J’ai été tout plein gâtée

Le 2 Janvier 1918

Petit Poupon chéri,

J’ai reçu ce matin ta mignonne lettre du 30 et c’est en riant que j’ai lu la grosse voix qui me grondait très fort. Tu peux voir petit Loul combien elle me fait peur !

Tout d’abord avant de m’expliquer, je commence à réclamer mes grosses claques !!! Pas une, ni deux, mais au moins une douzaine ! Et je t’assure petit chéri, que je n’oublierai pas de te les réclamer à ta prochaine permission.

Maintenant je vais m’expliquer. Je me suis en effet plutôt mal exprimée et j’ai oublié de terminer ma phrase. Je voulais dire que ce que je t’envoyais comme cadeau du Jour de l’An était plutôt maigre, puisque c’était sur papier. Je comprends très bien que si j’avais été près de toi, je n’aurais pas eu besoin de cette expression. Suis-je pardonnée ? Et aurais-je toujours mes grosses claques ? J’espère bien que vou-vou-vouy.

Hier, comme je te l’ai dit, j’ai été chez toi souhaiter la bonne année. Il y avait beaucoup de monde. Tes parents  m’ont encore gâté. Pour mes étrennes, ils m’ont donné 50f. Je n’osais accepter, mais Monsieur Sevette a insisté.

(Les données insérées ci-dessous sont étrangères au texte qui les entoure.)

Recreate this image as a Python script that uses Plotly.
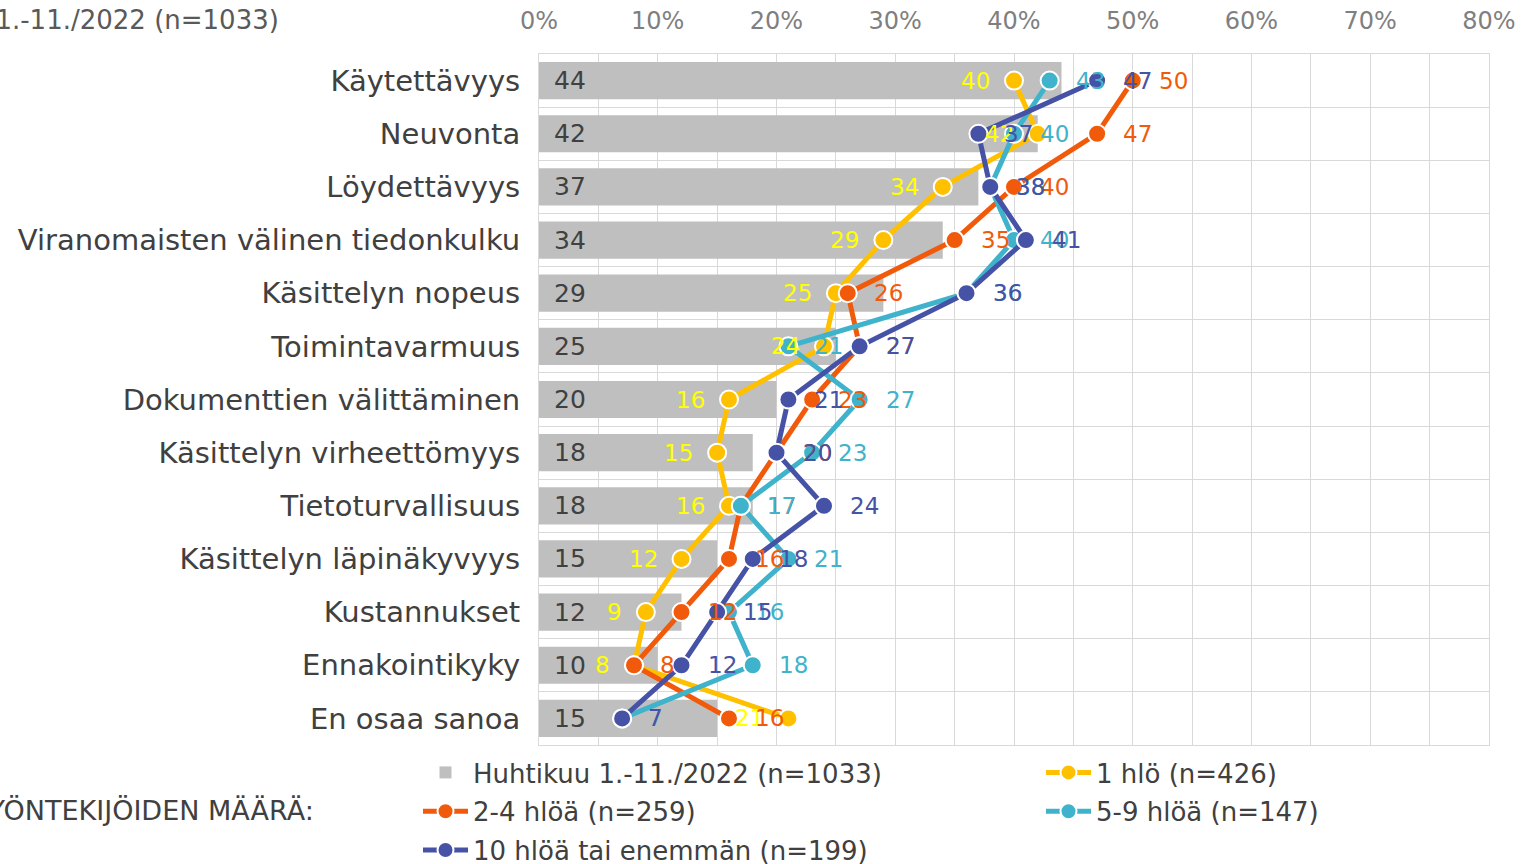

Il m’a dit que j’étais un peu sa fille, aussi qu’il était tout naturel qu’il me gâte. Aussi me voilà à la tête d’une grosse fortune et je suis en train de chercher ce que je pourrais bien acheter avec. Ta grand-mère m’a donné des petits mouchoirs ravissants. Ça fait que j’ai été tout plein gâtée. Je suis rentrée heureuse comme une reine. Mon petit Loul m’envoie des baisers pendant toute une journée et bien moi, je trouve que c’est « mègre », na ! Car c’est sur papier. J’aurais mieux aimé rien qu’un seul, un tout petit, mais qu’il soit vrai. J’aurais été bien plus heureuse si j’avais eu ce riche cadeau. Enfin, cela sera pour une quinzaine de jours. Alors là, je réclame toute la journée aussi.

Tantôt, je travaille aussi, je me dépêche de terminer car il est 2h et ma patronne va me disputer.

En espérant que tu es toujours en bonne santé et sans gros cafard (plus que 18 jours petit Loul, et ta sale gosse te fera enrager), je t’envoie mon Loul Aimé une foule de baisers bien maigres, puisqu’ils sont toujours sur papier.